Last year, more than 40 airlines, including United, American, and Delta, were ordered to erase their websites’ references to Taiwan as a “country.” All have operations there, but they readily complied. The Marriott hotel chain was given a similar diktat, and acquiesced with a cringing mea culpa. Mercedes-Benz was rebuked for an Instagram post so toothlessly clichéd that it could have come from a fortune cookie: “Look at situations from all angles, and you will become more open.” The person quoted was Tibet’s Dalai Lama, so the carmaker immediately made a confession to propagating “wrong information.”

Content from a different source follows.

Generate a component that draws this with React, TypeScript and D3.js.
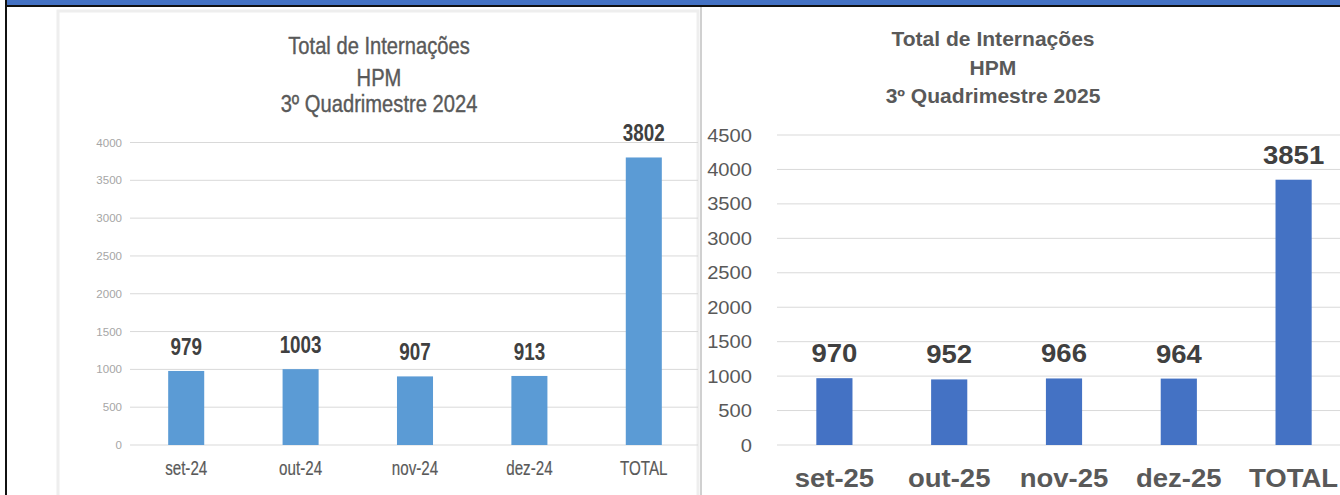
import React from 'react';
import * as d3 from 'd3';

// data
const months2024 = ['set-24', 'out-24', 'nov-24', 'dez-24', 'TOTAL'];
const values2024 = [979, 1003, 907, 913, 3802];
const ticks2024 = [0, 500, 1000, 1500, 2000, 2500, 3000, 3500, 4000];
const title2024 = ['Total de Internações', 'HPM', '3º Quadrimestre 2024'];

const months2025 = ['set-25', 'out-25', 'nov-25', 'dez-25', 'TOTAL'];
const values2025 = [970, 952, 966, 964, 3851];
const ticks2025 = [0, 500, 1000, 1500, 2000, 2500, 3000, 3500, 4000, 4500];
const title2025 = ['Total de Internações', 'HPM', '3º Quadrimestre 2025'];

const W = 1340;
const H = 495;
const FONT = '"Liberation Sans", Arial, sans-serif';

// text that can be stretched, the source image is a squashed screenshot
function SText({x, y, sx = 1, sy = 1, size, weight = 'normal', fill, anchor = 'middle', heavy = 0, children}: any) {
  return (
    <text
      transform={`translate(${x},${y}) scale(${sx},${sy})`}
      textAnchor={anchor}
      fontSize={size}
      fontWeight={weight}
      fill={fill}
      stroke={heavy ? fill : 'none'}
      strokeWidth={heavy}
      fontFamily={FONT}
    >
      {children}
    </text>
  );
}

export default function App() {
  // left chart (2024)
  const xL = d3.scaleBand().domain(months2024).range([129, 701]).paddingInner(0.685).paddingOuter(0.3425);
  const yL = d3.scaleLinear().domain([0, 4000]).range([445, 142.5]);

  // right chart (2025)
  const xR = d3.scaleBand().domain(months2025).range([777, 1351]).paddingInner(0.685).paddingOuter(0.3425);
  const yR = d3.scaleLinear().domain([0, 4500]).range([445, 135]);

  return (
    <div>
      <style>{`body{margin:0;background:#fff}`}</style>
      <svg width={W} height={H} style={{display: 'block'}}>
        <rect x={0} y={0} width={W} height={H} fill="#fff" />

        {/* frame bits */}
        <rect x={58} y={11} width={640} height={495} fill="none" stroke="#eeeeee" strokeWidth={3} />
        <line x1={701} x2={701} y1={7} y2={H} stroke="#d0d0d0" strokeWidth={2} />
        <rect x={6} y={0} width={W - 6} height={5} fill="#4472C4" />
        <rect x={5} y={5} width={W - 5} height={2} fill="#111" />
        <rect x={5} y={0} width={2} height={H} fill="#111" />

        {/* ===== LEFT ===== */}
        <g>
          {title2024.map((t, i) => (
            <SText key={t} x={379} y={[54, 86, 112][i]} sx={0.84} size={24} heavy={0.4} fill="#595959">
              {t}
            </SText>
          ))}
          {ticks2024.map(t => (
            <g key={t}>
              <line x1={130} x2={698} y1={yL(t)} y2={yL(t)} stroke="#d9d9d9" strokeWidth={1} />
              <SText x={122} y={yL(t) + 4} anchor="end" size={11} sx={1.05} fill="#a6a6a6">
                {t}
              </SText>
            </g>
          ))}
          {values2024.map((v, i) => (
            <g key={months2024[i]}>
              <rect
                x={xL(months2024[i])}
                y={yL(v)}
                width={xL.bandwidth()}
                height={yL(0) - yL(v)}
                fill="#5B9BD5"
              />
              <SText
                x={xL(months2024[i])! + xL.bandwidth() / 2}
                y={yL(v) - 16}
                sx={0.82}
                size={23}
                weight="bold"
                fill="#404040"
              >
                {v}
              </SText>
              <SText
                x={xL(months2024[i])! + xL.bandwidth() / 2}
                y={475}
                sx={0.74}
                size={20.5}
                heavy={0.2}
                fill="#595959"
              >
                {months2024[i]}
              </SText>
            </g>
          ))}
        </g>

        {/* ===== RIGHT ===== */}
        <g>
          {title2025.map((t, i) => (
            <SText key={t} x={993} y={[46, 75, 103][i]} sx={1.08} size={19.5} weight="bold" fill="#595959">
              {t}
            </SText>
          ))}
          {ticks2025.map(t => (
            <g key={t}>
              <line x1={777} x2={W} y1={yR(t)} y2={yR(t)} stroke="#d9d9d9" strokeWidth={1} />
              <SText x={752} y={yR(t) + 6.5} anchor="end" size={18} sx={1.12} fill="#595959">
                {t}
              </SText>
            </g>
          ))}
          {values2025.map((v, i) => (
            <g key={months2025[i]}>
              <rect
                x={xR(months2025[i])}
                y={yR(v)}
                width={xR.bandwidth()}
                height={yR(0) - yR(v)}
                fill="#4472C4"
              />
              <SText
                x={xR(months2025[i])! + xR.bandwidth() / 2}
                y={yR(v) - 16}
                sx={1.1}
                size={25}
                weight="bold"
                fill="#404040"
              >
                {v}
              </SText>
              <SText
                x={xR(months2025[i])! + xR.bandwidth() / 2}
                y={487}
                sx={1.1}
                size={25}
                weight="bold"
                fill="#595959"
              >
                {months2025[i]}
              </SText>
            </g>
          ))}
        </g>
      </svg>
    </div>
  );
}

The attempt to enforce guidelines for international firms is particularly noteworthy in the entertainment industry, where content is the product rather than the by-product. Beijing already limits the number of foreign films shown in theaters within China to only a few dozen a year, so producers could theoretically be as bold as they wish in offerings that will never reach Chinese consumers. But with a $4.8 billion market on the line, there is a strong incentive to avoid getting put on the party’s blacklist.

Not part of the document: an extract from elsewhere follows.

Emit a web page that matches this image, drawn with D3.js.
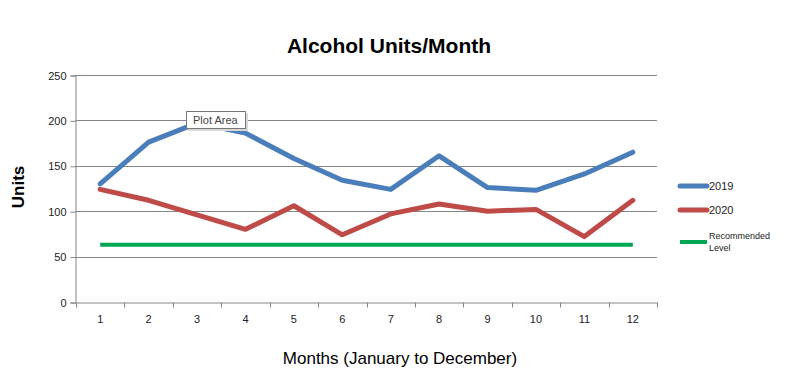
<!DOCTYPE html>
<html>
<head>
<meta charset="utf-8">
<script src="https://cdn.jsdelivr.net/npm/d3@7"></script>
<style>
	body { margin: 0; background: #fff; }
	svg { display: block; font-family: 'Liberation Sans', Arial, sans-serif; }
</style>
</head>
<body>
<script>
var width = 793,
	height = 385;

var months = ['1', '2', '3', '4', '5', '6', '7', '8', '9', '10', '11', '12'];
var units2019 = [130, 176, 197, 186, 158, 134, 124, 161, 126, 123, 141, 165];
var units2020 = [124, 112, 96, 80, 106, 74, 97, 108, 100, 102, 72, 112];
var recommended = [63, 63, 63, 63, 63, 63, 63, 63, 63, 63, 63, 63];
var yTicks = [0, 50, 100, 150, 200, 250];

var series = [
	{ name: '2019', values: units2019, color: '#4a7ebb', w: 5 },
	{ name: '2020', values: units2020, color: '#be4b48', w: 5 },
	{ name: 'Recommended Level', values: recommended, color: '#00a651', w: 4 }
];

var m = { left: 75, right: 136, top: 75, bottom: 83 };

var svg = d3.select('body')
	.append('svg')
	.attr('width', width)
	.attr('height', height);

var x = d3.scaleBand()
	.domain(months)
	.range([m.left + 1, width - m.right]);

var y = d3.scaleLinear()
	.domain([0, 250])
	.range([height - m.bottom, m.top]);

// gridlines
svg.append('g')
	.selectAll('line')
	.data(yTicks.slice(1))
	.enter()
	.append('line')
	.attr('x1', m.left)
	.attr('x2', width - m.right)
	.attr('y1', function(d) { return Math.round(y(d)) + 0.5; })
	.attr('y2', function(d) { return Math.round(y(d)) + 0.5; })
	.attr('stroke', '#868686');

// y axis
var yAxis = svg.append('g')
	.attr('transform', 'translate(' + (m.left + 0.5) + ',0.5)')
	.call(d3.axisLeft(y).tickValues(yTicks).tickSize(5).tickPadding(4));

// x axis with ticks on category boundaries
var xAxis = svg.append('g')
	.attr('transform', 'translate(0,' + (Math.round(y(0)) + 0.5) + ')')
	.call(d3.axisBottom(x).tickSize(0).tickPadding(13));

xAxis.append('g')
	.selectAll('line')
	.data(d3.range(months.length + 1))
	.enter()
	.append('line')
	.attr('x1', function(d) { return Math.round(x.range()[0] + d * x.step()) + 0.5; })
	.attr('x2', function(d) { return Math.round(x.range()[0] + d * x.step()) + 0.5; })
	.attr('y1', 0)
	.attr('y2', 5)
	.attr('stroke', '#868686');

[yAxis, xAxis].forEach(function(a) {
	a.select('.domain').attr('stroke', '#868686');
	a.selectAll('.tick line').attr('stroke', '#868686');
	a.selectAll('text')
		.attr('font-size', 11)
		.attr('fill', '#222')
		.attr('font-family', "'Liberation Sans', Arial, sans-serif");
});

// lines
var line = d3.line()
	.x(function(d, i) { return x(months[i]) + x.bandwidth() / 2; })
	.y(function(d) { return y(d); });

svg.append('g')
	.selectAll('path')
	.data(series.slice().reverse())
	.enter()
	.append('path')
	.attr('d', function(d) { return line(d.values); })
	.attr('fill', 'none')
	.attr('stroke', function(d) { return d.color; })
	.attr('stroke-width', function(d) { return d.w; })
	.attr('stroke-linejoin', 'round')
	.attr('stroke-linecap', function(d) { return d.w == 5 ? 'round' : 'butt'; });

// titles
svg.append('text')
	.attr('x', 389)
	.attr('y', 53)
	.attr('text-anchor', 'middle')
	.attr('font-size', 21)
	.attr('font-weight', 'bold')
	.text('Alcohol Units/Month');

svg.append('text')
	.attr('transform', 'translate(24,187) rotate(-90)')
	.attr('text-anchor', 'middle')
	.attr('font-size', 17)
	.attr('font-weight', 'bold')
	.text('Units');

svg.append('text')
	.attr('x', 400)
	.attr('y', 364)
	.attr('text-anchor', 'middle')
	.attr('font-size', 17)
	.text('Months (January to December)');

// legend
var legendY = [186, 210, 242];
var legend = svg.append('g')
	.selectAll('g')
	.data(series)
	.enter()
	.append('g')
	.attr('transform', function(d, i) { return 'translate(680,' + legendY[i] + ')'; });

legend.append('line')
	.attr('x1', 0)
	.attr('x2', 27)
	.attr('stroke', function(d) { return d.color; })
	.attr('stroke-width', function(d) { return d.w; })
	.attr('stroke-linecap', function(d) { return d.w == 5 ? 'round' : 'butt'; });

legend.each(function(d) {
	var words = d.name.split(' ');
	var small = words.length > 1;
	var t = d3.select(this).append('text')
		.attr('x', 29)
		.attr('y', small ? -3 : 4)
		.attr('font-size', small ? 9 : 11)
		.attr('fill', '#222');
	words.forEach(function(w, i) {
		t.append('tspan')
			.attr('x', 29)
			.attr('dy', i ? 12 : 0)
			.text(w);
	});
});

// "Plot Area" hover tag
var tag = svg.append('g').attr('transform', 'translate(186,111)');
tag.append('rect')
	.attr('x', 2).attr('y', 2)
	.attr('width', 60).attr('height', 18)
	.attr('fill', '#d8d8d8');
tag.append('rect')
	.attr('x', 0.5).attr('y', 0.5)
	.attr('width', 59).attr('height', 17)
	.attr('fill', '#fff')
	.attr('stroke', '#767676');
tag.append('text')
	.attr('x', 7).attr('y', 13)
	.attr('font-size', 11)
	.attr('fill', '#444')
	.text('Plot Area');
</script>
</body>
</html>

This month, the comedy show South Park bucked the Hollywood trend with a story line that sent one of its characters to a Chinese labor camp. The series was promptly banned—not necessarily a bad thing for a controversy-courting work of satire, but hardly a scalable business model. “Like the NBA, we welcome the Chinese censors into our homes and our hearts,” the show’s creators tweeted, tongues firmly in cheek. “May this autumn’s sorghum harvest be bountiful! We good now, China?” To make certain that the ban would never be lifted, they referenced Xi’s supposed resemblance to Winnie the Pooh.

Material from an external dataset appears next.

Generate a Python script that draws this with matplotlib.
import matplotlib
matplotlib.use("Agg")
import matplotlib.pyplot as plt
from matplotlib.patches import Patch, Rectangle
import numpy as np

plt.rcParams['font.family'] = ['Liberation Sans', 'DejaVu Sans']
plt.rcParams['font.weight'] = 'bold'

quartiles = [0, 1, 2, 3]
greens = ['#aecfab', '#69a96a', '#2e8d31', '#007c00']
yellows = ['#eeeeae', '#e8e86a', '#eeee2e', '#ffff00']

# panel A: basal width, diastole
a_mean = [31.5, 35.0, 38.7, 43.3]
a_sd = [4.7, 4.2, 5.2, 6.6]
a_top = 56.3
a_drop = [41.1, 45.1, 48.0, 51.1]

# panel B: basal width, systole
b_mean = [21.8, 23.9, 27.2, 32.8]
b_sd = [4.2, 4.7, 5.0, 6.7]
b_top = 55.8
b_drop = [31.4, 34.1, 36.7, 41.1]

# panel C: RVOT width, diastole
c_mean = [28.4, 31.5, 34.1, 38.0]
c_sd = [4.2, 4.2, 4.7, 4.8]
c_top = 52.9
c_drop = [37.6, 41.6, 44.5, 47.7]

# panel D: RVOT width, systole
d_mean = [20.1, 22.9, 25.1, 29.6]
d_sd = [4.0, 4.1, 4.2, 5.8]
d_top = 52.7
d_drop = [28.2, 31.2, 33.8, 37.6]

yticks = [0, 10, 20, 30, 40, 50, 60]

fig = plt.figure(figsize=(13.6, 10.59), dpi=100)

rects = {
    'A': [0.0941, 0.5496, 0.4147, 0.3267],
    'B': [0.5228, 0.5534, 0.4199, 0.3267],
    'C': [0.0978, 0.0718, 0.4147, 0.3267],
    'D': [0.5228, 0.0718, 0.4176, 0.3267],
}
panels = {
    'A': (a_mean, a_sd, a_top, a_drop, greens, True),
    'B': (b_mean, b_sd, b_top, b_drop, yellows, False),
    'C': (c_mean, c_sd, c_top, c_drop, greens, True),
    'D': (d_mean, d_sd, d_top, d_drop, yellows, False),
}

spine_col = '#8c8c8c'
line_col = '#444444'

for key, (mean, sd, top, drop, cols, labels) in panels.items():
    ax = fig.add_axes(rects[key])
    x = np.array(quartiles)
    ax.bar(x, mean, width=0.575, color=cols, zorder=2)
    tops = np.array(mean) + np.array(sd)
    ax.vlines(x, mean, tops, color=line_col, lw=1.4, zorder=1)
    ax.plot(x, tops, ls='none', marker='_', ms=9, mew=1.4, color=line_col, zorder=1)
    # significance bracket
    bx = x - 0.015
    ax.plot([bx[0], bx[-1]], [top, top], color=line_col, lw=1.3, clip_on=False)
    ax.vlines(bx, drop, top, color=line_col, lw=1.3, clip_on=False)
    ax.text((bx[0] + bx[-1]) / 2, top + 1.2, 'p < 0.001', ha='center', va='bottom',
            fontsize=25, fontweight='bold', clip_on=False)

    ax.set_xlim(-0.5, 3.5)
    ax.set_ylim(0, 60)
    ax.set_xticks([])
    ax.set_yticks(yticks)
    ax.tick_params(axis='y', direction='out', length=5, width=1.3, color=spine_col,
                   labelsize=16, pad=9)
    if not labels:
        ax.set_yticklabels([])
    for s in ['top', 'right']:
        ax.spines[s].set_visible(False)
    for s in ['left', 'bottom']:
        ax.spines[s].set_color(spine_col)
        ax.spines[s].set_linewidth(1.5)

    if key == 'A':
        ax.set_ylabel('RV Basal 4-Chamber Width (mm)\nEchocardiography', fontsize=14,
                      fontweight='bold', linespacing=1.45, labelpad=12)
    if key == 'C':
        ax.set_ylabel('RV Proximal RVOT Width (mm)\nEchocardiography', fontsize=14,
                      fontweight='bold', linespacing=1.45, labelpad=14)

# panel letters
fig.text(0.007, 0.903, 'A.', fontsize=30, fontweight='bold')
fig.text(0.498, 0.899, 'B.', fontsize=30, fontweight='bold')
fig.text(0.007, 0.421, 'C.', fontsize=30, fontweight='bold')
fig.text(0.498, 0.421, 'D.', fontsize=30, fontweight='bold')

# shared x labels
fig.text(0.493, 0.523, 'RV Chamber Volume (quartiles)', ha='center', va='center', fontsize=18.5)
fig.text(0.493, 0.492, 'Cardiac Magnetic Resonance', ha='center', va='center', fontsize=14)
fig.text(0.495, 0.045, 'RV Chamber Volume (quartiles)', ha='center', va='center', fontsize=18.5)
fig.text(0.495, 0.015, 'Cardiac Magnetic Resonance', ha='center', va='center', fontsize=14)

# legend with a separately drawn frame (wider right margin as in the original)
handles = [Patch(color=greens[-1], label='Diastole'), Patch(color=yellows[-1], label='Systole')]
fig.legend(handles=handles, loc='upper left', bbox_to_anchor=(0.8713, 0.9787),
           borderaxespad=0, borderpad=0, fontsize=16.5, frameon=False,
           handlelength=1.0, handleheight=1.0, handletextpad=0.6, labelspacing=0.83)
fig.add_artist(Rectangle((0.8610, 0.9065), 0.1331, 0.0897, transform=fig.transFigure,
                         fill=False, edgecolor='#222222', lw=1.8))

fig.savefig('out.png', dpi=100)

Talk to security strategists anywhere in Asia (living in the region, I frequently do), and they’ll almost universally express greater concern about China’s economic power than about its military might. “China has a lot of money—and they use it,” says Manoj Joshi of New Delhi’s Observer Research Foundation. “India can defend its own borders, but we can offer nothing remotely like Beijing’s BRI investments.” Similar sentiments can be heard from Kuala Lumpur to Kathmandu.
Global corporations show little sign of pushing back against Beijing’s demands. Big tech companies such as Facebook, Google, and Twitter are still jockeying to enter the market; they are kept out not by any sense of principle, but by “the Great Firewall of China”—the party’s tool for enforcing online ideological purity. Three years ago, the NBA set up a training camp in Xinjiang, the province where some 1 million ethnic-minority Uighur Muslims are currently interred in camps designed not for basketball, but for what is euphemistically termed “reeducation.”
The pressure to conform will increase in lockstep with China’s economic power. International firms have a stark choice: Take a stand for the principles they so often claim to respect—or just keep getting dunked on by the Beijing Cadres.